La figura recia, severa, de Juan Bautista nos llama a examinar nuestro modo de prepararnos para la venida del Señor, porque podría darse que estemos ocupados, si no completamente distraídos, en preparar comidas, regalos, adornos, luces…, mientras que el mensaje de Juan es claro: convertíos, cambiad de vida, preparaos para acoger al Mesías que os trae la salvación y os libera del pecado, fuete de todo mal, individual y social.

María de Nazaret es la otra figura que llena este tiempo de Adviento y que atrae nuestras miradas. En ella tiene lugar la más adecuada preparación para la Navidad. “María guardaba todas estas cosas ponderándolas en el corazón” (Lc 2, 19). Daba vueltas y más vueltas en su cabeza y su corazón a la buena y extraordinaria Nueva que el Ángel del Señor le había dado a conocer. Nada parece distraerla de aquellas palabras celestiales. No la distrae ciertamente la visita que hace a su prima Isabel, anciana y estéril, en la montaña de Judea. Muy al contrario, la presencia de Jesús en su vientre, se manifiesta en el alborozo de Juan Bautista apenas resuenan las primeras palabras del saludo de María a su prima, que se encuentra ya cerca de los días que la separan del parto.

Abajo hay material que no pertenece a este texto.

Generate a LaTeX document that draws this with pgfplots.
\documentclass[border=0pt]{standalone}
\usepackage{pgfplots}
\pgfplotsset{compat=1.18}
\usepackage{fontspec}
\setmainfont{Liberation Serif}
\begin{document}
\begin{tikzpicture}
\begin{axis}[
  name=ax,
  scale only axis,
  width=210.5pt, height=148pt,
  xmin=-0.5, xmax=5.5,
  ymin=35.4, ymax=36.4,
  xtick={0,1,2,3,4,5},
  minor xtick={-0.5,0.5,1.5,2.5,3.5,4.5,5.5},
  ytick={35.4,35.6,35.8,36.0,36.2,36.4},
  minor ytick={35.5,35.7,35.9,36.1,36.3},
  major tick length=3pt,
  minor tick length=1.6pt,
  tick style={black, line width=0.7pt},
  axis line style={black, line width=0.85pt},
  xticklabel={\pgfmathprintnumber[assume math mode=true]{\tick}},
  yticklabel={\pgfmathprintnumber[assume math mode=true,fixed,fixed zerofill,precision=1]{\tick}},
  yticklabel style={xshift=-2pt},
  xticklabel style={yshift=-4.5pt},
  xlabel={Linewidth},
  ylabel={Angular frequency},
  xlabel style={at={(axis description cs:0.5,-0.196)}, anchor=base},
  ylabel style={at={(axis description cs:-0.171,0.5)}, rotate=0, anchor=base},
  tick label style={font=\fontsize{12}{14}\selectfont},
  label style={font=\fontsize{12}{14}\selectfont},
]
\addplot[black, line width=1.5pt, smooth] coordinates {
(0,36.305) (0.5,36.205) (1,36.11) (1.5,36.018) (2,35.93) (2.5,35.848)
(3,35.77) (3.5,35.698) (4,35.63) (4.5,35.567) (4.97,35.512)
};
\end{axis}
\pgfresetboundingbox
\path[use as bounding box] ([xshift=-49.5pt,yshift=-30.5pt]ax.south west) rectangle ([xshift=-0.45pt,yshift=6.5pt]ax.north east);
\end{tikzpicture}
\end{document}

La actitud de María, sumida en el recogimiento y el silencio que preceden los cantos de ángeles y pastores en la Navidad, nos invita a una oración más auténtica en estos días que preceden a la Navidad. Las fiestas, las grandes celebraciones son momentos de alborozo, de alegría desbordada y compartida, de música y banquetes. Pero todo pierde brillo, como pierde también sentido e importancia, si no se descubre su porqué más hondo, su razón de ser. Solo el recogimiento y el silencio que hemos de provocar en nuestros corazones en estos días, la oración, la lectura de los textos sagrados, nos devolverán “la verdad de la Navidad”, si acaso la hubiéramos perdido. María, a quien veneramos estos días en el misterio de su Inmaculada Concepción, disponga nuestras almas para acoger y adorar al Dios hecho hombre.